Smith’s comments were part of his discussion about the need for a larger system approach to chip design with a complementary need for a strong ecosystem. Both needs were driven by the changing roles of chip design tool vendors within the semiconductor (hardware and software) electronics supply chain. A traditional OEM would buy the platform design, manufacture the system-on-chip (SoC) at a foundry, wrap plastic around it and take it to market (e.g., low end cell phones). However, today’s OEM could also be a vertically integrated company that outsources manufacturing (e.g., high-end Apple cell phones).
Yesterday, Canaccord Genuity issued an equity report in which analyst Matthew Ramsay noted that, “ …the nascent ARM server ecosystem is gaining momentum and the eventual royalty opportunity for ARM will prove larger than consensus expectations, certainly larger than management conservatively has forecast to investors.”
Here, again, was another statement about the importance of ARM’s ecosystem. Taken together, Smith’s and Ramsay’s comments cover a wide portion of the semiconductor market, namely, System-on-Chip (SoC)/IP and cloud-based servers.
What are the common differentiators in each of these markets? Software! Both are industries where hardware is maturing and being commoditized. That’s why it is the software that plays the differentiating role in determining market share, from firmware to applications. To emphasize this point, Ramsay added this comment about ARM’s competitive and technological advantage (over Intel): “Operating system and software support - The role of and increasing momentum behind software/OS support for ARM servers including Linux/Windows and industry groups such as Linaro and ARM’s Server Base System Architecture (SBSA).”
Do you agree? I’d like to get your take on software’s part in this varied ecosystem. - JB
Does the ARM ecosystem have tiers? As you point out, the word itself seems to have gotten to big, to inclusive. I think you hint at the problem, namely, that meaning of "IP." In my opinion, this ambiguity reflects the consolidation occurring in the semiconductor hardware IP market. (I've written a lot about IP on another site, e.g.: Will Discrete IP Threaten the Subsystem Market?) Of course, software IP is a closely related but different matter.
It is truly amazing that chip vendors can tape out only once - with very careful simulation, sw and hw verification, emulation, prototypes and lots of planning. I also remember the days of adding jumper wires (often red as in "red lines") to fix problems on PCBs. Chip vendors do something similar in silicon via self-healing circuits and replication of critical circuits with spare transistors.
But the reason that a lot of new chips work is that very little changes from one chip version to another. Maybe a faster processor is added or a upgraded interface, but most other changes are incremental, limited to well tested blocks of hardware (and hopefully software). IMHO.
Great input! So, should the meaning of ARM's "ecosystem" be updated?
It is starting to get hard to know what ARM ecosystem means, it may include producing chips which perhaps have no IP they're paying ARM for at all! It involves cooperation using the IP of many companies which may be competing strongly with each other. What will ARM be doing in the future?

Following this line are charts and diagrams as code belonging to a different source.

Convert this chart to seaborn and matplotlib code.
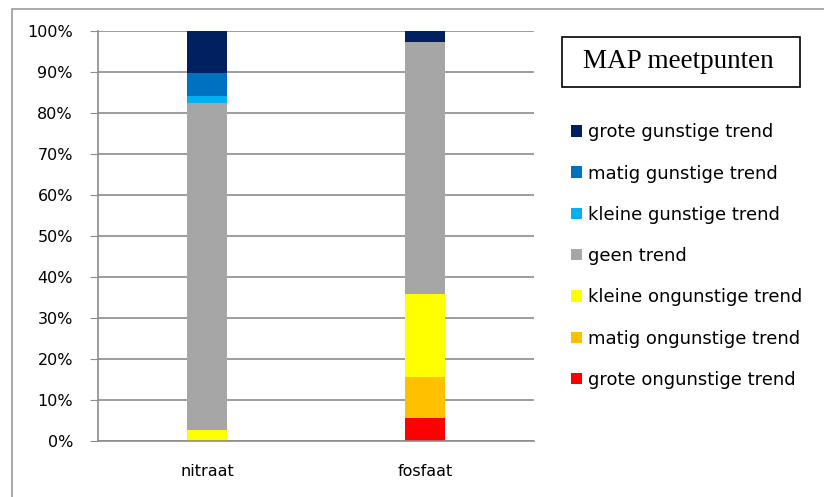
import matplotlib
matplotlib.use("Agg")
import matplotlib.pyplot as plt
from matplotlib.patches import Patch, Rectangle
import seaborn as sns
import pandas as pd
import numpy as np

categories = ["nitraat", "fosfaat"]
# stack order from bottom to top
series = ["grote ongunstige trend", "matig ongunstige trend", "kleine ongunstige trend",
          "geen trend", "kleine gunstige trend", "matig gunstige trend", "grote gunstige trend"]
grote_ongunstig = [0.0, 5.6]
matig_ongunstig = [0.0, 10.0]
kleine_ongunstig = [2.7, 20.3]
geen_trend = [79.7, 61.4]
kleine_gunstig = [1.7, 0.0]
matig_gunstig = [5.7, 0.0]
grote_gunstig = [10.2, 2.7]
colors = ["#FF0000", "#FFC000", "#FFFF00", "#A6A6A6", "#00B0F0", "#0070C0", "#002060"]

df = pd.DataFrame({
    "categorie": categories,
    series[0]: grote_ongunstig,
    series[1]: matig_ongunstig,
    series[2]: kleine_ongunstig,
    series[3]: geen_trend,
    series[4]: kleine_gunstig,
    series[5]: matig_gunstig,
    series[6]: grote_gunstig,
})
cum = df[series].cumsum(axis=1)

sns.set_style("white")
fig = plt.figure(figsize=(8.24, 4.97), dpi=100)
ax = fig.add_axes([98/824, 1-441/497, (534-98)/824, (441-31)/497])

# draw cumulative totals from the top of the stack down
for s, c in reversed(list(zip(series, colors))):
    sns.barplot(x=df["categorie"], y=cum[s], color=c, saturation=1, width=0.18,
                ax=ax, edgecolor="none", linewidth=0)

ax.set_ylim(0, 100)
ax.set_xlim(-0.5, 1.5)
ax.set_yticks(np.arange(0, 101, 10))
ax.set_yticklabels([f"{v}%" for v in range(0, 101, 10)])
ax.yaxis.grid(True, color="#8c8c8c", linewidth=1.2)
ax.set_axisbelow(True)
ax.set_xlabel("")
ax.set_ylabel("")
for side in ["top", "right"]:
    ax.spines[side].set_visible(False)
ax.spines["left"].set_color("#8c8c8c")
ax.spines["bottom"].set_color("#8c8c8c")
ax.spines["left"].set_linewidth(1.2)
ax.spines["bottom"].set_linewidth(1.2)
ax.tick_params(axis="y", left=True, length=6, color="#8c8c8c", labelsize=11.5,
               pad=12, labelcolor="black")
ax.tick_params(axis="x", bottom=False, labelsize=11.5, pad=13, labelcolor="black")

# outer chart frame
fig.patches.append(Rectangle((12/824, -0.05), 1.2, 1 - 9/497 + 0.05, transform=fig.transFigure,
                             fill=False, edgecolor="#9a9a9a", linewidth=1.2))

# legend title box
fig.patches.append(Rectangle((562/824, 1-87/497), (800-562)/824, (87-37)/497,
                             transform=fig.transFigure, fill=False, edgecolor="black", linewidth=1.2))
fig.text(678/824, 1-61/497, "MAP meetpunten", ha="center", va="center",
         family="Liberation Serif", fontsize=19.5, color="black")

handles = [Patch(facecolor=c, edgecolor="none", label=s)
           for s, c in reversed(list(zip(series, colors)))]
fig.legend(handles=handles, loc="upper left", bbox_to_anchor=(564/824, 1-116/497),
           frameon=False, fontsize=13, handlelength=0.6, handleheight=0.6,
           handletextpad=0.35, labelspacing=1.29, borderaxespad=0, labelcolor="black")

fig.savefig("out.png", dpi=100)
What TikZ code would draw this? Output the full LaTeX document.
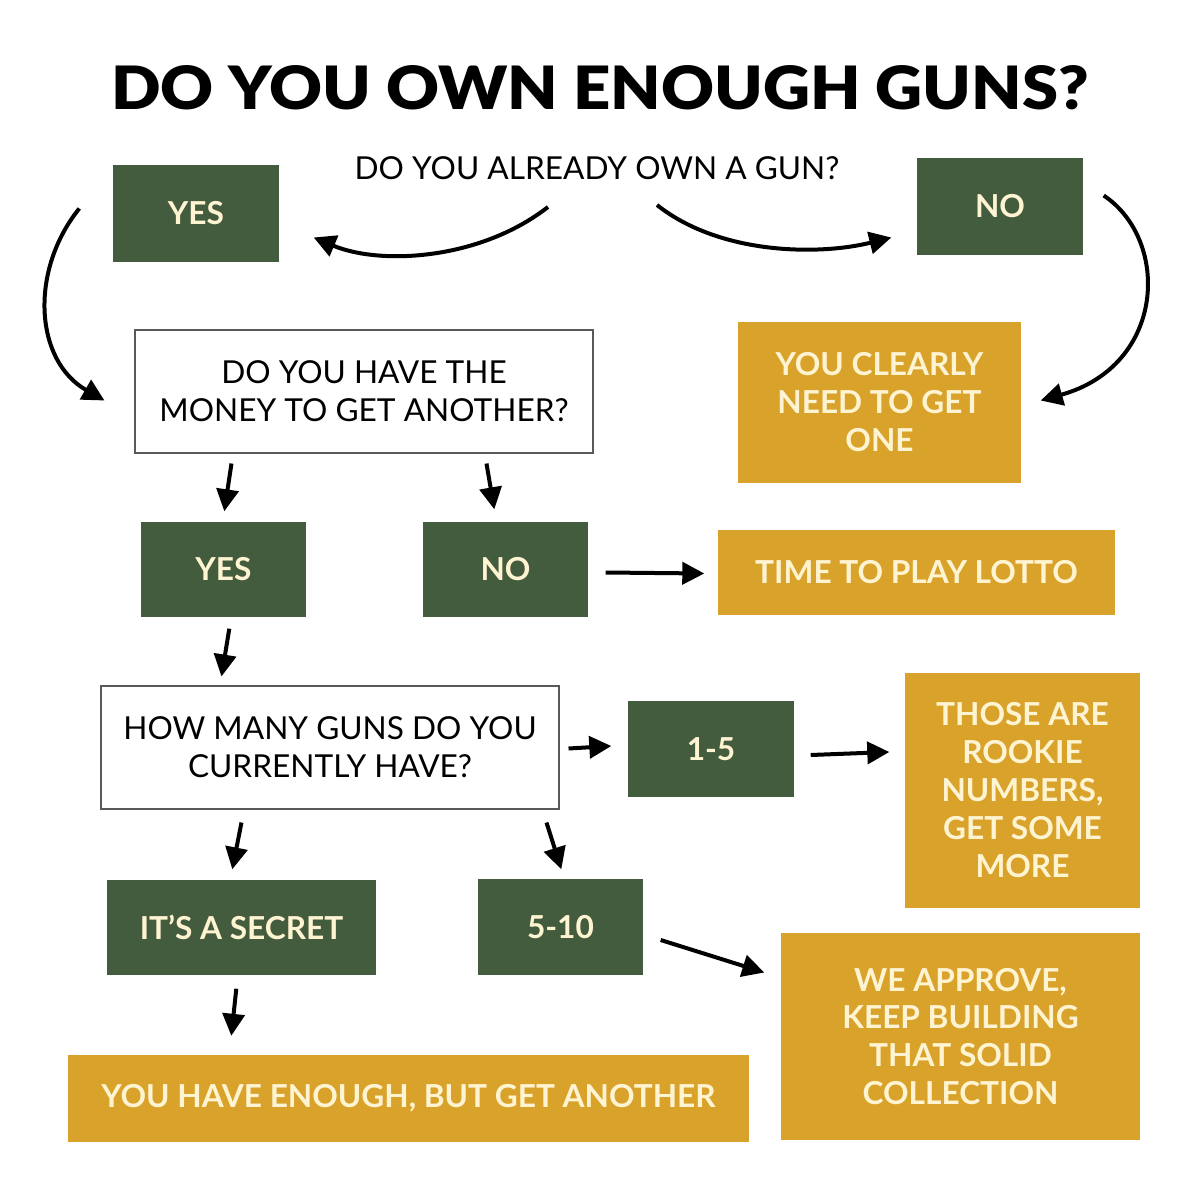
\documentclass[tikz,border=0pt]{standalone}
\usepackage{fontspec}
\setmainfont{Lato}
\newfontfamily\titlefont[FakeStretch=1.09]{Lato Black}
\usetikzlibrary{arrows.meta,calc,positioning}
\definecolor{boxgreen}{HTML}{445C3E}
\definecolor{boxgold}{HTML}{D9A22B}
\definecolor{boxtext}{HTML}{FFF4D2}
\newcommand\boxsize{\fontsize{9}{10.8}\selectfont}
\tikzset{
	greenbox/.style={rectangle,fill=boxgreen,text=boxtext,font=\bfseries\boxsize,align=center,inner sep=0pt},
	goldbox/.style={rectangle,fill=boxgold,text=boxtext,font=\bfseries\boxsize,align=center,inner sep=0pt},
	askbox/.style={rectangle,draw=black!65,line width=0.3pt,fill=white,font=\boxsize,align=center,inner sep=0pt},
	arr/.style={-{Triangle[length=2.2mm,width=2.2mm]},line width=0.4mm}
}

\begin{document}
\begin{tikzpicture}[x=0.1mm,y=-0.1mm]
				\useasboundingbox (0,0) rectangle (1200,1200);
				\path 
				(600,88) node(title) [font=\titlefont\fontsize{17}{20}\selectfont] {DO YOU OWN ENOUGH GUNS?}
				(597,168) node(q) [font=\boxsize] {DO YOU ALREADY OWN A GUN?}
				(196,213.5) node(yes) [greenbox,minimum width=16.6mm,minimum height=9.7mm] {YES}
				(1000,206.5) node(no) [greenbox,minimum width=16.6mm,minimum height=9.7mm] {NO}
				(364,391.5) node(money) [askbox,minimum width=45.8mm,minimum height=12.3mm] {DO YOU HAVE THE\\MONEY TO GET ANOTHER?}
				(879.5,402) node(clearly) [goldbox,minimum width=28.3mm,minimum height=16.1mm] {YOU CLEARLY\\NEED TO GET\\ONE}
				(223.5,569.5) node(yes2) [greenbox,minimum width=16.5mm,minimum height=9.5mm] {YES}
				(505.5,569.5) node(no2) [greenbox,minimum width=16.5mm,minimum height=9.5mm] {NO}
				(916.5,572.5) node(lotto) [goldbox,minimum width=39.7mm,minimum height=8.5mm] {TIME TO PLAY LOTTO}
				(330,747.5) node(many) [askbox,minimum width=45.8mm,minimum height=12.3mm] {HOW MANY GUNS DO YOU\\CURRENTLY HAVE?}
				(711,749) node(few) [greenbox,minimum width=16.6mm,minimum height=9.6mm] {1-5}
				(1022.5,790) node(rookie) [goldbox,minimum width=23.5mm,minimum height=23.5mm] {THOSE ARE\\ROOKIE\\NUMBERS,\\GET SOME\\MORE}
				(241.5,927.5) node(secret) [greenbox,minimum width=26.9mm,minimum height=9.5mm] {IT'S A SECRET}
				(560.5,927) node(more) [greenbox,minimum width=16.5mm,minimum height=9.6mm] {5-10}
				(408.5,1098) node(enough) [goldbox,minimum width=68.1mm,minimum height=8.7mm] {YOU HAVE ENOUGH, BUT GET ANOTHER}
				(960.5,1036.5) node(approve) [goldbox,minimum width=35.9mm,minimum height=20.7mm] {WE APPROVE,\\KEEP BUILDING\\THAT SOLID\\COLLECTION};
				\draw[arr] ([shift={(-49,39)}]q.center) .. controls +(-68,53) and +(67,28) .. ([shift={(34,24)}]yes.east);
				\draw[arr] ([shift={(60,37)}]q.center) .. controls +(63,50) and +(-72,18) .. ([shift={(-25,31)}]no.west);
				\draw[arr] ([shift={(-33,-5)}]yes.west) .. controls +(-50,62) and +(-70,-40) .. ([shift={(-30,9)}]money.west);
				\draw[arr] ([shift={(20,-11)}]no.east) .. controls +(67,45) and +(125,-35) .. ([shift={(19,-1.5)}]clearly.east);
				\draw   
				([shift={(97,10)}]money.south west) edge[arr] ([shift={(84,-10)}]yes2.north west)
				([shift={(352,10)}]money.south west) edge[arr] ([shift={(72,-12)}]no2.north west)
				([shift={(17,3)}]no2.east) edge[arr] ([shift={(-13,1)}]lotto.west)
				([shift={(89,11)}]yes2.south west) edge[arr] ([shift={(121,-9)}]many.north west)
				([shift={(9,1)}]many.east) edge[arr] ([shift={(-16,-3)}]few.west)
				([shift={(16,6)}]few.east) edge[arr] ([shift={(-15,-38)}]rookie.west)
				([shift={(141,13)}]many.south west) edge[arr] ([shift={(126,-10)}]secret.north west)
				([shift={(446,13)}]many.south west) edge[arr] ([shift={(84,-9)}]more.north west)
				([shift={(17,13)}]more.east) edge[arr] ([shift={(-16,-64)}]approve.west)
				([shift={(130,13)}]secret.south west) edge[arr] ([shift={(164,-18)}]enough.north west);
			\end{tikzpicture}
\end{document}
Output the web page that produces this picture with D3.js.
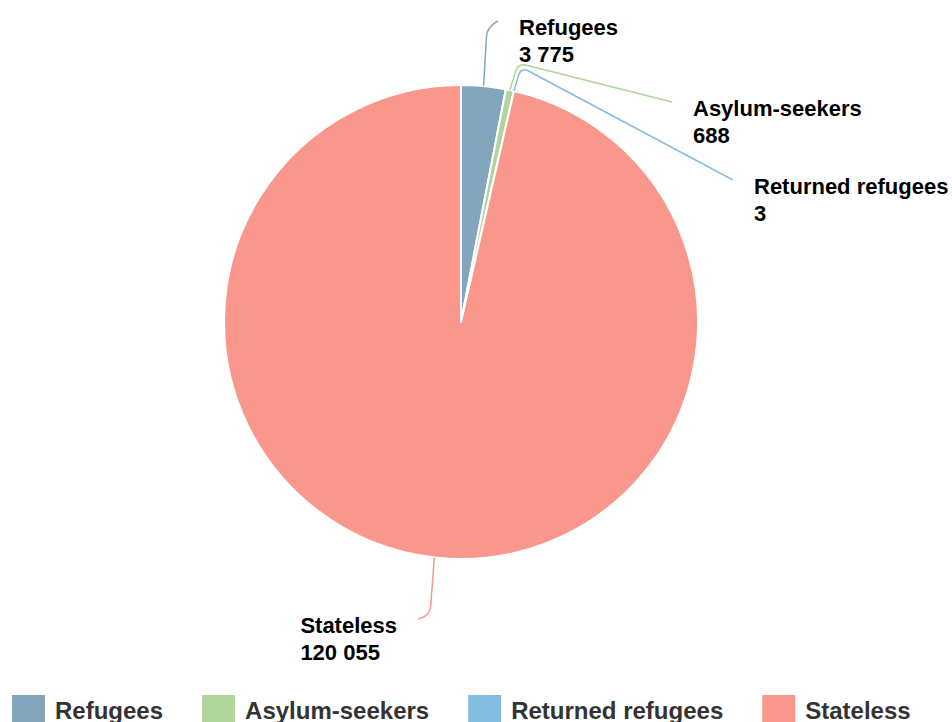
<!DOCTYPE html>
<html lang="en">
<head>
<meta charset="utf-8">
<title>Population pie</title>
<script src="https://cdn.jsdelivr.net/npm/d3@7"></script>
<style>
  html, body { margin: 0; padding: 0; background: #fff; overflow: hidden; }
  text { font-family: "Liberation Sans", Arial, Helvetica, sans-serif; font-weight: bold; }
</style>
</head>
<body>
<script>
var categories = ["Refugees", "Asylum-seekers", "Returned refugees", "Stateless"];
var values = [3775, 688, 3, 120055];
var valueLabels = ["3 775", "688", "3", "120 055"];
var colors = ["#84a6bd", "#b1d49b", "#82bde1", "#fa978c"];

// label layout: where each connector bends and ends (screen px)
var bends = [[487, 28], [518, 63], [521, 67], [430, 615]];
var ends = [[498, 21], [672, 102], [733, 180], [418, 619]];

var w = 952, h = 722;
var cx = 461, cy = 322, r = 237;

var svg = d3.select("body").append("svg")
    .attr("width", w)
    .attr("height", h);

var data = categories.map(function (c, i) {
    return { name: c, value: values[i], label: valueLabels[i], color: colors[i], i: i };
});

var pie = d3.pie().sort(null).value(function (d) { return d.value; });
var arc = d3.arc().innerRadius(0).outerRadius(r);
var arcs = pie(data);

var g = svg.append("g").attr("transform", "translate(" + cx + "," + cy + ")");

g.selectAll("path.slice")
    .data(arcs)
    .enter()
    .append("path")
    .attr("class", "slice")
    .attr("d", arc)
    .attr("fill", function (d) { return d.data.color; })
    .attr("stroke", "#fff")
    .attr("stroke-width", 2)
    .attr("stroke-linejoin", "round");

// connector: straight to bend, rounded corner, straight to end
function connector(d) {
    var a = (d.startAngle + d.endAngle) / 2;
    var p0 = [cx + r * Math.sin(a), cy - r * Math.cos(a)];
    var b = bends[d.data.i], e = ends[d.data.i];
    var rad = 9;
    var d1x = b[0] - p0[0], d1y = b[1] - p0[1], l1 = Math.hypot(d1x, d1y);
    var d2x = e[0] - b[0], d2y = e[1] - b[1], l2 = Math.hypot(d2x, d2y);
    var q1 = [b[0] - d1x / l1 * rad, b[1] - d1y / l1 * rad];
    var q2 = [b[0] + d2x / l2 * Math.min(rad, l2 * 0.8), b[1] + d2y / l2 * Math.min(rad, l2 * 0.8)];
    var p = d3.path();
    p.moveTo(p0[0], p0[1]);
    p.lineTo(q1[0], q1[1]);
    p.quadraticCurveTo(b[0], b[1], q2[0], q2[1]);
    p.lineTo(e[0], e[1]);
    return p.toString();
}

svg.selectAll("path.link")
    .data(arcs)
    .enter()
    .append("path")
    .attr("class", "link")
    .attr("d", connector)
    .attr("fill", "none")
    .attr("stroke", function (d) { return d.data.color; })
    .attr("stroke-width", 1.5);

// labels
var labels = svg.selectAll("g.label")
    .data(arcs)
    .enter()
    .append("g")
    .attr("class", "label");

labels.each(function (d) {
    var sel = d3.select(this);
    var e = ends[d.data.i];
    var right = e[0] > cx;
    var t = sel.append("text")
        .attr("font-size", "22px")
        .attr("fill", "#000")
        .attr("stroke", "#fff")
        .attr("stroke-width", 3)
        .attr("paint-order", "stroke")
        .attr("x", 0)
        .attr("y", e[1] + 14);
    t.append("tspan").attr("x", 0).text(d.data.name);
    t.append("tspan").attr("x", 0).attr("dy", 26.5).text(d.data.label);
    var bw = 0;
    t.selectAll("tspan").each(function () {
        bw = Math.max(bw, this.getComputedTextLength());
    });
    var x = right ? e[0] + 21 : e[0] - 21 - bw;
    t.attr("x", x);
    t.selectAll("tspan").attr("x", x);
});

// legend
var legend = svg.append("g").attr("class", "legend");
var lx = 12;
data.forEach(function (d) {
    legend.append("rect")
        .attr("x", lx)
        .attr("y", 695)
        .attr("width", 33)
        .attr("height", 33)
        .attr("fill", d.color);
    var t = legend.append("text")
        .attr("x", lx + 43)
        .attr("y", 719)
        .attr("font-size", "24px")
        .attr("fill", "#333")
        .text(d.name);
    lx += 43 + t.node().getComputedTextLength() + 39;
});
</script>
</body>
</html>
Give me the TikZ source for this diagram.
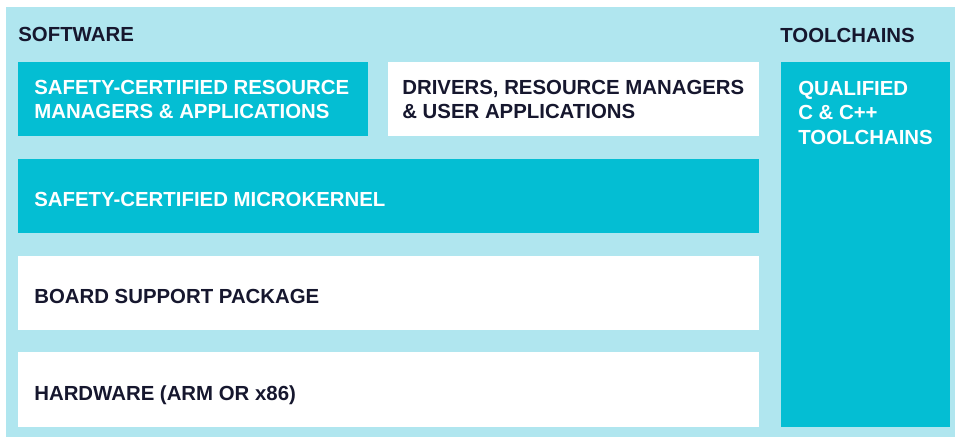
\documentclass[tikz,border=0pt]{standalone}
\usepackage{fontspec}
\setmainfont{Liberation Sans}
\usetikzlibrary{positioning}

\definecolor{panelcyan}{HTML}{B0E6EF}
\definecolor{blockcyan}{HTML}{04BED3}
\definecolor{inkblue}{HTML}{16172E}

\begin{document}
\begin{tikzpicture}[x=0.02cm,y=-0.02cm,
                    every node/.style={font=\bfseries\fontsize{11.6}{13.8}\selectfont},
                    layer/.style={rectangle,anchor=north west,inner xsep=0.32cm,inner ysep=0pt,
                                  align=flush left},
                    one line/.style={text height=0.42cm,text depth=0pt},
                    dark layer/.style={layer,fill=blockcyan,text=white},
                    light layer/.style={layer,fill=white,text=inkblue},
                    heading/.style={anchor=west,inner sep=0pt,text=inkblue}]
  \useasboundingbox (0,0) rectangle (955,437);
  \fill[panelcyan] (6,7) rectangle (955,437);

  \node[heading] (sw) at (18,34) {SOFTWARE};
  \node[heading] (tc) at (780,35) {TOOLCHAINS};

  % software stack
  \node[dark layer,minimum width=7cm,minimum height=1.48cm,text width=6.36cm] (apps) at (18,62)
    {SAFETY-CERTIFIED RESOURCE\\MANAGERS \& APPLICATIONS};
  \node[light layer,inner xsep=0.28cm,minimum width=7.42cm,minimum height=1.48cm,text width=6.86cm] (drv) at (388,62)
    {DRIVERS, RESOURCE MANAGERS\\\& USER APPLICATIONS};
  \node[dark layer,one line,minimum width=14.82cm,minimum height=1.48cm,text width=14.18cm] (kern) at (18,159)
    {SAFETY-CERTIFIED MICROKERNEL};
  \node[light layer,one line,minimum width=14.82cm,minimum height=1.48cm,text width=14.18cm] (bsp) at (18,256)
    {BOARD SUPPORT PACKAGE};
  \node[light layer,one line,minimum width=14.82cm,minimum height=1.5cm,text width=14.18cm] (hw) at (18,352)
    {HARDWARE (ARM OR x86)};

  % toolchain column
  \node[dark layer,minimum width=3.38cm,minimum height=7.3cm,text width=2.74cm] (tools) at (781,62) {};
  \node[anchor=north west,inner sep=0pt,text=white,align=flush left] (toolstxt)
    at (798,81) {QUALIFIED\\C \& C++\\TOOLCHAINS};
\end{tikzpicture}
\end{document}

Who can tell, everything changes - IBM now is not the same as IBM ten years ago or fifty years ago and will ARM be able to adapt like that?
As to software, who would have thought only ten years ago that design tools and libraries and emulation and verification would be such that companies have a reasonable chance that the first tape out of chips with a billion transistors will work to an acceptable standard? It is not so long ago that it was common for the first PCB to have tracks cut and extra wires soldered on to fix problems. Using great big FPGAs to simulate a system help of course too, but frankly I'm still amazed the stuff ever works. And we've applied the name ARM ecosystem to a lot of that even if it isn't quite deserved it still was the ARM IP model that started it all working properly.